Given instruction = Copy the lines of the data below exactly, starting at the first and stopping after the line that contains "showlegend=False))"; include no pictures.

>>>

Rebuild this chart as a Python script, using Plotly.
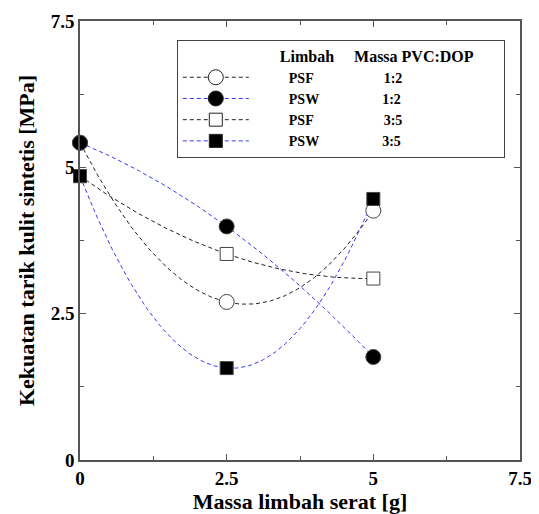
import numpy as np
import plotly.graph_objects as go

massa = [0, 2.5, 5]
psf_12 = [5.42, 2.70, 4.26]
psw_12 = [5.42, 3.99, 1.76]
psf_35 = [4.85, 3.52, 3.10]
psw_35 = [4.85, 1.57, 4.46]

limbah = ["PSF", "PSW", "PSF", "PSW"]
rasio = ["1:2", "1:2", "3:5", "3:5"]
series = [psf_12, psw_12, psf_35, psw_35]

x_ticks = [0, 2.5, 5, 7.5]
x_tick_labels = ["0", "2.5", "5", "7.5"]
y_ticks = [0, 2.5, 5, 7.5]
y_tick_labels = ["0", "2.5", "5", "7.5"]

BLACK = "#222222"
BLUE = "#3535ff"
styles = [
    dict(line=BLACK, symbol="circle", fill="white", size=15),
    dict(line=BLUE, symbol="circle", fill="black", size=15),
    dict(line=BLACK, symbol="square", fill="white", size=13),
    dict(line=BLUE, symbol="square", fill="black", size=13),
]
DASH = "4px,3px"
FONT = "Liberation Serif"
NB = "\u00a0"

fig = go.Figure()

xs = np.linspace(0, 5, 121)
for vals, st in zip(series, styles):
    coef = np.polyfit(massa, vals, 2)
    fig.add_trace(go.Scatter(x=xs, y=np.polyval(coef, xs), mode="lines",
                             line=dict(color=st["line"], width=1, dash=DASH),
                             showlegend=False, hoverinfo="skip", cliponaxis=False))

for vals, st in zip(series, styles):
    fig.add_trace(go.Scatter(x=massa, y=vals, mode="markers", cliponaxis=False,
                             marker=dict(symbol=st["symbol"], size=st["size"], color=st["fill"],
                                         line=dict(color="#444444", width=1)),
                             showlegend=False))

pads = {"PSF": 20, "PSW": 18}
for lb, rs, st in zip(limbah, rasio, styles):
    fig.add_trace(go.Scatter(x=[None], y=[None], mode="lines+markers",
                             name=NB * 10 + lb + NB * pads[lb] + rs,
                             line=dict(color=st["line"], width=1, dash=DASH),
                             marker=dict(symbol=st["symbol"], size=st["size"], color=st["fill"],
                                         line=dict(color="#222222", width=1))))

axis_common = dict(showline=True, linecolor="#555555", linewidth=1.5, mirror="ticks",
                   ticks="inside", ticklen=6, tickcolor="#555555", showgrid=False,
                   zeroline=False, automargin=False,
                   tickfont=dict(family=FONT, size=19, color="black", weight="bold"),
                   minor=dict(ticks="inside", ticklen=4, dtick=1.25, tickcolor="#555555"))

fig.update_xaxes(range=[0, 7.5], tickvals=x_ticks, ticktext=x_tick_labels,
                 title=dict(text="Massa limbah serat [g]", standoff=6,
                            font=dict(family=FONT, size=22, color="black", weight="bold")),
                 **axis_common)
fig.update_yaxes(range=[0, 7.5], tickvals=y_ticks, ticktext=y_tick_labels,
                 title=dict(text="Kekuatan tarik kulit sintetis [MPa]", standoff=10,
                            font=dict(family=FONT, size=22, color="black", weight="bold")),
                 **axis_common)

fig.update_layout(
    width=531, height=506,
    margin=dict(l=72, r=19, t=13, b=54),
    paper_bgcolor="white", plot_bgcolor="white",
    legend=dict(x=0.22, y=0.957, xanchor="left", yanchor="top",
                bordercolor="#444444", borderwidth=1, bgcolor="white",
                itemwidth=66, tracegroupgap=0,
                font=dict(family=FONT, size=14, color="black", weight="bold"),
                title=dict(text=NB * 25 + "Limbah" + NB * 5 + "Massa PVC:DOP" + NB * 7,
                           font=dict(family=FONT, size=16, color="black", weight="bold"))),
)

fig.write_html("out.html")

<<<

Response =
Rebuild this chart as a Python script, using Plotly.
import numpy as np
import plotly.graph_objects as go

massa = [0, 2.5, 5]
psf_12 = [5.42, 2.70, 4.26]
psw_12 = [5.42, 3.99, 1.76]
psf_35 = [4.85, 3.52, 3.10]
psw_35 = [4.85, 1.57, 4.46]

limbah = ["PSF", "PSW", "PSF", "PSW"]
rasio = ["1:2", "1:2", "3:5", "3:5"]
series = [psf_12, psw_12, psf_35, psw_35]

x_ticks = [0, 2.5, 5, 7.5]
x_tick_labels = ["0", "2.5", "5", "7.5"]
y_ticks = [0, 2.5, 5, 7.5]
y_tick_labels = ["0", "2.5", "5", "7.5"]

BLACK = "#222222"
BLUE = "#3535ff"
styles = [
    dict(line=BLACK, symbol="circle", fill="white", size=15),
    dict(line=BLUE, symbol="circle", fill="black", size=15),
    dict(line=BLACK, symbol="square", fill="white", size=13),
    dict(line=BLUE, symbol="square", fill="black", size=13),
]
DASH = "4px,3px"
FONT = "Liberation Serif"
NB = "\u00a0"

fig = go.Figure()

xs = np.linspace(0, 5, 121)
for vals, st in zip(series, styles):
    coef = np.polyfit(massa, vals, 2)
    fig.add_trace(go.Scatter(x=xs, y=np.polyval(coef, xs), mode="lines",
                             line=dict(color=st["line"], width=1, dash=DASH),
                             showlegend=False, hoverinfo="skip", cliponaxis=False))

for vals, st in zip(series, styles):
    fig.add_trace(go.Scatter(x=massa, y=vals, mode="markers", cliponaxis=False,
                             marker=dict(symbol=st["symbol"], size=st["size"], color=st["fill"],
                                         line=dict(color="#444444", width=1)),
                             showlegend=False))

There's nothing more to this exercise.